● **THE REQUEST**: Reproduce, word for word, only the lines from the one containing "Reproduce this chart with matplotlib." through the one containing "fig = plt.figure(figsize=(W", both included.

Rows from a dataset of charts and code
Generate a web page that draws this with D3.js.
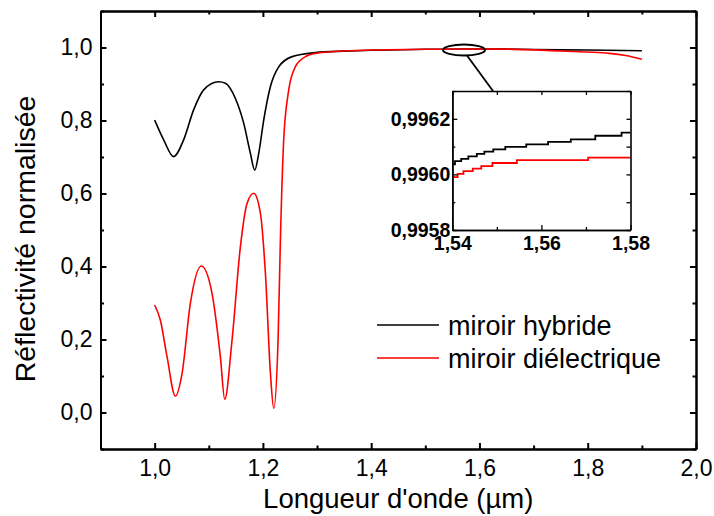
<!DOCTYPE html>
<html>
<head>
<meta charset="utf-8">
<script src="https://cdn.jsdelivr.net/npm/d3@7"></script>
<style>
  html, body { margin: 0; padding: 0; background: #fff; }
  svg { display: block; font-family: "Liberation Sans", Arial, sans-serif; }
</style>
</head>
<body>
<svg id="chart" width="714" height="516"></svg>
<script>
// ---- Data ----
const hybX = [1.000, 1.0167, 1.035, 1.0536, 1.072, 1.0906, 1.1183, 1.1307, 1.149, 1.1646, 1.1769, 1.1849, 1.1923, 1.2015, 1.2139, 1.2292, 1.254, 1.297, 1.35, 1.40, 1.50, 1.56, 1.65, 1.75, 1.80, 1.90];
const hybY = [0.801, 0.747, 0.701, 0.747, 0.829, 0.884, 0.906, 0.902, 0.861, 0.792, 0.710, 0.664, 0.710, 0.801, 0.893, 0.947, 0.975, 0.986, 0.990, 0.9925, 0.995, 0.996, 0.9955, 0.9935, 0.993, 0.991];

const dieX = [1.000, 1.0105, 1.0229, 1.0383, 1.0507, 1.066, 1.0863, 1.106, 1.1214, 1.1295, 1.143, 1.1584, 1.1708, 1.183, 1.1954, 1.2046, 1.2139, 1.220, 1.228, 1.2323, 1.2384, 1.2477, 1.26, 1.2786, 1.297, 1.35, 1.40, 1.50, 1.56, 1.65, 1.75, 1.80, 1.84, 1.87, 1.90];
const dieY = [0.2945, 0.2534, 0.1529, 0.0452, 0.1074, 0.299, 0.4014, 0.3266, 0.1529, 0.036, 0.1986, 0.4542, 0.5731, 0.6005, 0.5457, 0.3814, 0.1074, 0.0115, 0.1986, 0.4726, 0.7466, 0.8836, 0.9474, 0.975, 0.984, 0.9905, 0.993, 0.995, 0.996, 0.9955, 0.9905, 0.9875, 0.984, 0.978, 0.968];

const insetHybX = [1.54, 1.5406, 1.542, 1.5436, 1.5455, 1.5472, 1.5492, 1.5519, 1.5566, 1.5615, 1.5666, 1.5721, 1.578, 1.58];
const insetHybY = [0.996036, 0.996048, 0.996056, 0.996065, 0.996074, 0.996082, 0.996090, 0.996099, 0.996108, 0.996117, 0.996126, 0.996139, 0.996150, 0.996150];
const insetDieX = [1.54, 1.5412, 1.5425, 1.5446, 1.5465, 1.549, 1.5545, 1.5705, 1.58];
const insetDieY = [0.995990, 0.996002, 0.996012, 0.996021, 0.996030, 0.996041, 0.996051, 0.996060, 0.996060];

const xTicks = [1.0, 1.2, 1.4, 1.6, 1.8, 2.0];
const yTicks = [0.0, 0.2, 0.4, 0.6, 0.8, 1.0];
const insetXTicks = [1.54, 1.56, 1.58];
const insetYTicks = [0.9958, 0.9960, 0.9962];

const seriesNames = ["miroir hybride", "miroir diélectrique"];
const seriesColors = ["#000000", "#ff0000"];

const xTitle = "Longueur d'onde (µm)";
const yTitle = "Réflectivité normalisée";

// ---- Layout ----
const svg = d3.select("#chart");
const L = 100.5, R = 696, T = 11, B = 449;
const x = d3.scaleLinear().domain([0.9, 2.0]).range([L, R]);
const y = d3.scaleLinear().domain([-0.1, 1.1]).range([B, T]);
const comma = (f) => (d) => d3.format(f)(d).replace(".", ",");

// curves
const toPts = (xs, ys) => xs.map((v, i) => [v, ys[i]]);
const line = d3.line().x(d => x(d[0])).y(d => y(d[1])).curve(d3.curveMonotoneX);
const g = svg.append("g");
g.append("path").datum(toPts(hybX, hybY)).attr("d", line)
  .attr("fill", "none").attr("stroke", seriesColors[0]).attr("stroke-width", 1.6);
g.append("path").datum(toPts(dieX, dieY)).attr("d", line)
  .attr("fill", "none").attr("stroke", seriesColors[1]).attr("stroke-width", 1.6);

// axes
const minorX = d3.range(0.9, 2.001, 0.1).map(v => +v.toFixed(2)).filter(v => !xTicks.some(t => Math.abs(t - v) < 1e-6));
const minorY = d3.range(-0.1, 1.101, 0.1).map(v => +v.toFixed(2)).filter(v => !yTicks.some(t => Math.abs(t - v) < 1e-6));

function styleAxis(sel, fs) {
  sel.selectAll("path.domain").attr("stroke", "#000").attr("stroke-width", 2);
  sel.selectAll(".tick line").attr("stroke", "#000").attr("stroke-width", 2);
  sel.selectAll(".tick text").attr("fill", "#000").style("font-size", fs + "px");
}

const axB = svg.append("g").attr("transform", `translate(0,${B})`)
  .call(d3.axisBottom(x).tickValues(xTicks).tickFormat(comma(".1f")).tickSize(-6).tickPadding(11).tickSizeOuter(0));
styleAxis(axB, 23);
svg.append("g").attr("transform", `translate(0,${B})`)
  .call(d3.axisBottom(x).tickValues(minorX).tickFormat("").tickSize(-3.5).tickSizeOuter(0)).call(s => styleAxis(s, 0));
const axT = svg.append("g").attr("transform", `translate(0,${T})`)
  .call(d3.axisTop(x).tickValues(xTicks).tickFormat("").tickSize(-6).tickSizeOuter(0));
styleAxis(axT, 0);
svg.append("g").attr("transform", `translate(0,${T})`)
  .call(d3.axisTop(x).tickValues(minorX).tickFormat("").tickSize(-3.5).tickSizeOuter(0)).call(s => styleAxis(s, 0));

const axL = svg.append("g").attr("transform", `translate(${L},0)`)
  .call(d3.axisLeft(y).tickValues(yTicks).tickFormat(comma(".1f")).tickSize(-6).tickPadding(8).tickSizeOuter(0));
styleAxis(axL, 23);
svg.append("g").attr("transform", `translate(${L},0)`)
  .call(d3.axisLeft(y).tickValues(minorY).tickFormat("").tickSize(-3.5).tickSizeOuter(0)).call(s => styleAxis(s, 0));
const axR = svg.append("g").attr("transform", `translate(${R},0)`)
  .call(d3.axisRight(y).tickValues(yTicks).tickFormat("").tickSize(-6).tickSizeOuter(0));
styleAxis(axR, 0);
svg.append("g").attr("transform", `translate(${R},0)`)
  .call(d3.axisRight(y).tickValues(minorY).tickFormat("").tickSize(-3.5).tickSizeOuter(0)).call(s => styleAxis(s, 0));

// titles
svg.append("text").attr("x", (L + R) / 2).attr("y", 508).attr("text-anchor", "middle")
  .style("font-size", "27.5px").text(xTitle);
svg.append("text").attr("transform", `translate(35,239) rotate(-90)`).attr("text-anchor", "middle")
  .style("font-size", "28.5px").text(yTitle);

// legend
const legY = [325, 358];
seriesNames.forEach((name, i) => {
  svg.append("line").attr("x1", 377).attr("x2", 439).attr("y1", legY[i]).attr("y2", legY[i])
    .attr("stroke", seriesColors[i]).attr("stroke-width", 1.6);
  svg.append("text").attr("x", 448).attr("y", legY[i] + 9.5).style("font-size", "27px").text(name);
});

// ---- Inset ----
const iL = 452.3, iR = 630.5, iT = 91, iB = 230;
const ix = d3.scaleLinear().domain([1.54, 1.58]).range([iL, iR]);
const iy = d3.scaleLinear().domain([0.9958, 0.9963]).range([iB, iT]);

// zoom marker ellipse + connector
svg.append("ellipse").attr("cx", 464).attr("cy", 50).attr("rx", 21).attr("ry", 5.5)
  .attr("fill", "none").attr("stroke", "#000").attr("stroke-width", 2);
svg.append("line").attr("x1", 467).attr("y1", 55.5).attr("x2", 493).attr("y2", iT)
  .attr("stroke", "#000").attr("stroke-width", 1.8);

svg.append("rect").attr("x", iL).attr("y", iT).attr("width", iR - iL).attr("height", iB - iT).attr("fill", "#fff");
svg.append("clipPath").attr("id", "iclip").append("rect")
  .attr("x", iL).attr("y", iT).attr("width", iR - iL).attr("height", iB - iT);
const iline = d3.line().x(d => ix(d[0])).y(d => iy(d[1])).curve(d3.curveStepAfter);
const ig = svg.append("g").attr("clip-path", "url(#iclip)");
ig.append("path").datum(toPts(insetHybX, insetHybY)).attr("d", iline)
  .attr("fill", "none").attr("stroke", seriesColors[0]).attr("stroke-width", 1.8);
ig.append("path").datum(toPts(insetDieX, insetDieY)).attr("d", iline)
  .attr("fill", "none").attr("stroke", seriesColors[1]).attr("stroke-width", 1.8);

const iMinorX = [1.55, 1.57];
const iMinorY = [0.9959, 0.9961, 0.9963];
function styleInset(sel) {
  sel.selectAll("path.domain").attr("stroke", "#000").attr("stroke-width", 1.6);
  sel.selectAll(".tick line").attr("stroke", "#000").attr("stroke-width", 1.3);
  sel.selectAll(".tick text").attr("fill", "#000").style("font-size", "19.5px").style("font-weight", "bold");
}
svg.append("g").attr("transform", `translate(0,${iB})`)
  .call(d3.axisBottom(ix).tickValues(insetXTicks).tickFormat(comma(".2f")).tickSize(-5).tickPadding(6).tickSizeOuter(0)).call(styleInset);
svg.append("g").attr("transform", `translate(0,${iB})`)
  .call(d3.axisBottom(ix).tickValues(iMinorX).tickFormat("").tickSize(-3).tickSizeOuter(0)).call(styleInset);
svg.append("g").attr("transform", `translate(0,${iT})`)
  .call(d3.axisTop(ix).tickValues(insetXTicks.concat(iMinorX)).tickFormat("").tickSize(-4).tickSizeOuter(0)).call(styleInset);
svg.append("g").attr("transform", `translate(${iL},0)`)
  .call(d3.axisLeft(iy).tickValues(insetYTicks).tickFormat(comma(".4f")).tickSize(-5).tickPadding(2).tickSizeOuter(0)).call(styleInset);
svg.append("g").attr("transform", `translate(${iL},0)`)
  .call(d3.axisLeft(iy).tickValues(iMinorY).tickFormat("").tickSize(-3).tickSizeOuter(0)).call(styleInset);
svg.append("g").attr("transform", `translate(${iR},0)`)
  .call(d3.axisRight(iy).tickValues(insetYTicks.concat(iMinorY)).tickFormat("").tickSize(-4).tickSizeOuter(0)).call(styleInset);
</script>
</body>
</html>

==

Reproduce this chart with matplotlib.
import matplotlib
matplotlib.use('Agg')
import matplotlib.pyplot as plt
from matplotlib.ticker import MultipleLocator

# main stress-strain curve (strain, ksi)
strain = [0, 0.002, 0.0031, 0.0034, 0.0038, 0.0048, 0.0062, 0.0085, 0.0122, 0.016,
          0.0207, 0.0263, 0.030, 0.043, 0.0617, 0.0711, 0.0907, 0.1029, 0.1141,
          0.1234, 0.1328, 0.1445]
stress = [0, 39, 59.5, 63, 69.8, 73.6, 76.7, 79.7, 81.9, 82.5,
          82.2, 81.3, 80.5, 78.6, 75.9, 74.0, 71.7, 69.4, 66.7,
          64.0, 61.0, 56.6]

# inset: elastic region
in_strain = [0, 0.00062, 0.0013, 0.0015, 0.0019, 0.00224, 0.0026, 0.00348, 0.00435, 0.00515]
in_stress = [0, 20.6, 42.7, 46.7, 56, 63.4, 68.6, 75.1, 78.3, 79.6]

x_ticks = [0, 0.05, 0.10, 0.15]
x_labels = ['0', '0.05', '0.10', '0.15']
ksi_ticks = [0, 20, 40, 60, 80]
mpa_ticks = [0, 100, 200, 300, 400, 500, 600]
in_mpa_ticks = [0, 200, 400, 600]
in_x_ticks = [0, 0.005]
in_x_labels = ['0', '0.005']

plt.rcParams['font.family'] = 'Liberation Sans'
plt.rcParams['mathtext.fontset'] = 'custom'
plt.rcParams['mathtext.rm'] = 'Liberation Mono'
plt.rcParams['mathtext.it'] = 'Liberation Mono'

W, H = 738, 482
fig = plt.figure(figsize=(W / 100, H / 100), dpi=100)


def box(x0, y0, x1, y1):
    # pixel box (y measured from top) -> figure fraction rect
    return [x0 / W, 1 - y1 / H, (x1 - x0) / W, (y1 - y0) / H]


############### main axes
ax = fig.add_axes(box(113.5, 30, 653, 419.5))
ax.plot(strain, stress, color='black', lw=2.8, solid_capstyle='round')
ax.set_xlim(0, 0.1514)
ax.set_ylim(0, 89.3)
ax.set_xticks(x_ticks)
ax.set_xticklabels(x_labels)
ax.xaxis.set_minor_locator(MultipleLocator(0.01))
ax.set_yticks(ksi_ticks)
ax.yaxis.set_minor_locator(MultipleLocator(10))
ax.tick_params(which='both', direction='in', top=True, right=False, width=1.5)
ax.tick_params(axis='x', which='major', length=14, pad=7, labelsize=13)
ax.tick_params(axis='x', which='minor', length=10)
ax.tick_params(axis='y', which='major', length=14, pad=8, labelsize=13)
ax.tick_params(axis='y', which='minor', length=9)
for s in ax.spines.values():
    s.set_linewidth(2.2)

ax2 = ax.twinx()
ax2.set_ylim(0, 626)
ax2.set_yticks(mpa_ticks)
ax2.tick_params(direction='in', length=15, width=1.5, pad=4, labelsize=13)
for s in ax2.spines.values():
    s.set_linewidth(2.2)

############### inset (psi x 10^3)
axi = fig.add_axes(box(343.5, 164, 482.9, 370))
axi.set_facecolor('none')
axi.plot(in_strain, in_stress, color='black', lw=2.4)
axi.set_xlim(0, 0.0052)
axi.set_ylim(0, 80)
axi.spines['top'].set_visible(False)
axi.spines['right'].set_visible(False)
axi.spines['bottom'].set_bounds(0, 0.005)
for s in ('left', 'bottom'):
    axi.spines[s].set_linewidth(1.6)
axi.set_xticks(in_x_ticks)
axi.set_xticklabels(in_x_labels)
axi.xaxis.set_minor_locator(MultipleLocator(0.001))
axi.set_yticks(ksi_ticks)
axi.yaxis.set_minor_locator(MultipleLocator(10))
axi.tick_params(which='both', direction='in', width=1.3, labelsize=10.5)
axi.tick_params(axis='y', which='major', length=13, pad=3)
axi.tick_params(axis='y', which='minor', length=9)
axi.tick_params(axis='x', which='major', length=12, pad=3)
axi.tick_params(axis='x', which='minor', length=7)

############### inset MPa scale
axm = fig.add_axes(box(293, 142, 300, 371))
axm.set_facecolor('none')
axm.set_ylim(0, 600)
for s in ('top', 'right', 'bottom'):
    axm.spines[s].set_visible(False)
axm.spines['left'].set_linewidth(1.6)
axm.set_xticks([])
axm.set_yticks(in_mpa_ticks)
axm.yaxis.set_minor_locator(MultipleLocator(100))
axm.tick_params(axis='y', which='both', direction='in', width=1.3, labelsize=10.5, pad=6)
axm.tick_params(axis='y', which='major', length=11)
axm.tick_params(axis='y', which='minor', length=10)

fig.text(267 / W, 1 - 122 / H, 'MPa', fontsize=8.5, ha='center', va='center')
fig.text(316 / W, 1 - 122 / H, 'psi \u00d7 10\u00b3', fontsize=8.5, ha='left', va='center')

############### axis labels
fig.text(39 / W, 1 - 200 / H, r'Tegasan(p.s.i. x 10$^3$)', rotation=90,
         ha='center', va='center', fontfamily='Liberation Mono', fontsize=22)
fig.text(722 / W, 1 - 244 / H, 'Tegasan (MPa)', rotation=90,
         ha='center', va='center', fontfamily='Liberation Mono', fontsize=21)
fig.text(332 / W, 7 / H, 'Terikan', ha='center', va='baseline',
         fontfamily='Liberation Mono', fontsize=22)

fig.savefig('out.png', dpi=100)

● **PROBLEM SOLUTION**:
Reproduce this chart with matplotlib.
import matplotlib
matplotlib.use('Agg')
import matplotlib.pyplot as plt
from matplotlib.ticker import MultipleLocator

# main stress-strain curve (strain, ksi)
strain = [0, 0.002, 0.0031, 0.0034, 0.0038, 0.0048, 0.0062, 0.0085, 0.0122, 0.016,
          0.0207, 0.0263, 0.030, 0.043, 0.0617, 0.0711, 0.0907, 0.1029, 0.1141,
          0.1234, 0.1328, 0.1445]
stress = [0, 39, 59.5, 63, 69.8, 73.6, 76.7, 79.7, 81.9, 82.5,
          82.2, 81.3, 80.5, 78.6, 75.9, 74.0, 71.7, 69.4, 66.7,
          64.0, 61.0, 56.6]

# inset: elastic region
in_strain = [0, 0.00062, 0.0013, 0.0015, 0.0019, 0.00224, 0.0026, 0.00348, 0.00435, 0.00515]
in_stress = [0, 20.6, 42.7, 46.7, 56, 63.4, 68.6, 75.1, 78.3, 79.6]

x_ticks = [0, 0.05, 0.10, 0.15]
x_labels = ['0', '0.05', '0.10', '0.15']
ksi_ticks = [0, 20, 40, 60, 80]
mpa_ticks = [0, 100, 200, 300, 400, 500, 600]
in_mpa_ticks = [0, 200, 400, 600]
in_x_ticks = [0, 0.005]
in_x_labels = ['0', '0.005']

plt.rcParams['font.family'] = 'Liberation Sans'
plt.rcParams['mathtext.fontset'] = 'custom'
plt.rcParams['mathtext.rm'] = 'Liberation Mono'
plt.rcParams['mathtext.it'] = 'Liberation Mono'

W, H = 738, 482
fig = plt.figure(figsize=(W / 100, H / 100), dpi=100)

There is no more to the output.